Le 25 août 1859, deux officiers russes furent assassinés en plein jour dans une des plus grandes rues de Yokohama. Le 6 novembre suivant, on massacra le domestique du consul de France dans la même ville. Le 29 janvier 1860, Den-Kouschki, l’interprète dit ministre anglais, fut poignardé à la légation de Yédo, au pied même du mât qui portait le pavillon britannique. Quelques jours plus tard, le 20 février, MM. Vos et Decker, capitaines hollandais, furent hachés en morceaux dans la rue de Yokohama où avaient péri les officiers russes. Tous ces crimes demeurèrent impunis. La voix publique désignait comme les meurtriers des agens du prince de Mito. C’était lui en effet qui pouvait en retirer le plus grand bénéfice, car il espérait que l’Angleterre, la France, la Hollande et la Russie rendraient la cour de Yédo responsable des crimes qui s’étaient commis sur les domaines du taïkoun. Il se trompait : l’Angleterre et la France, comprenant ce qui se passait et ne se souciant pas d’entreprendre une guerre coûteuse tant qu’il restait un prétexte honorable de maintenir la paix, se contentèrent d’ordonner à leurs ministres, MM. Alcock et du Chesne de Bellecourt, de faire entendre d’énergiques protestations. Le prince de Mito résolut alors de prendre la voie la plus courte pour se débarrasser de son antagoniste.
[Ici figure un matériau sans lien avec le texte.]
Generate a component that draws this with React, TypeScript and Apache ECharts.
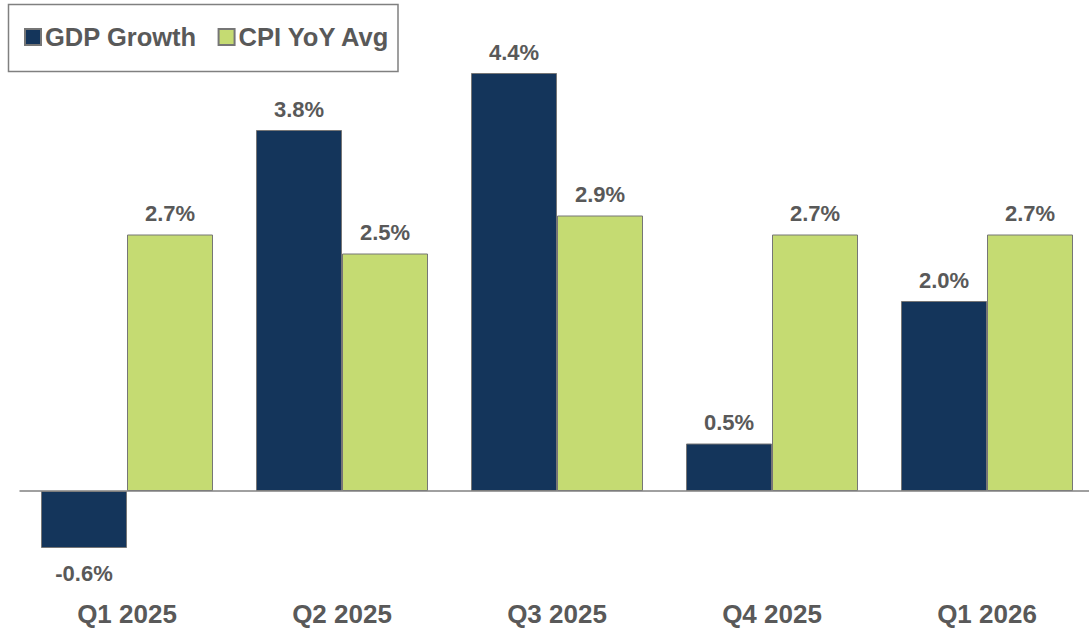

Peu de jours après l’assassinat de MM. Vos et Decker, et lorsqu’il parut démontré que ce nouveau crime ne susciterait pas plus que les autres des embarras au gouvernement du taïkoun, le prince de Mito réunit quelques-uns de ses confidens et leur fit comprendre qu’ils mériteraient bien de la patrie ; s’ils parvenaient à la délivrer du régent. Ces insinuations furent aisément comprises. Les confidens du prince choisirent parmi ses sujets quelques mécontens auxquels ils transmirent les désirs de leur maître ; un certain nombre de fanatiques, entre lesquels se distinguait particulièrement un ancien officier du prince de Satzouma, s’unirent aux premiers conjurés, et bientôt ils se trouvèrent en nombre suffisant pour exécuter leur projet. Ils se rendirent alors à Yédo, où ils arrivèrent le 20 mars 1860, et s’établirent dans une maison de thé[1] du faubourg mal

  1. Les étrangère ont pris l’habitude de comprendre sous la dénomination de maisons De thé la plupart des lieux publics où se réunissent les Japonais. Les maisons de thé proprement dites ou tcha-ïas sont des établissemens qui ressemblent à nos cafés. Les djoro-ïas de Sinagava au contraire sont des lieux de débauche qui servent ne rendez-vous à la jeunesse désœuvrée de Yédo. Les rixes y sont très fréquentes, et c’est, là que se trament d’ordinaire la plupart des crimes commis dans la capitale.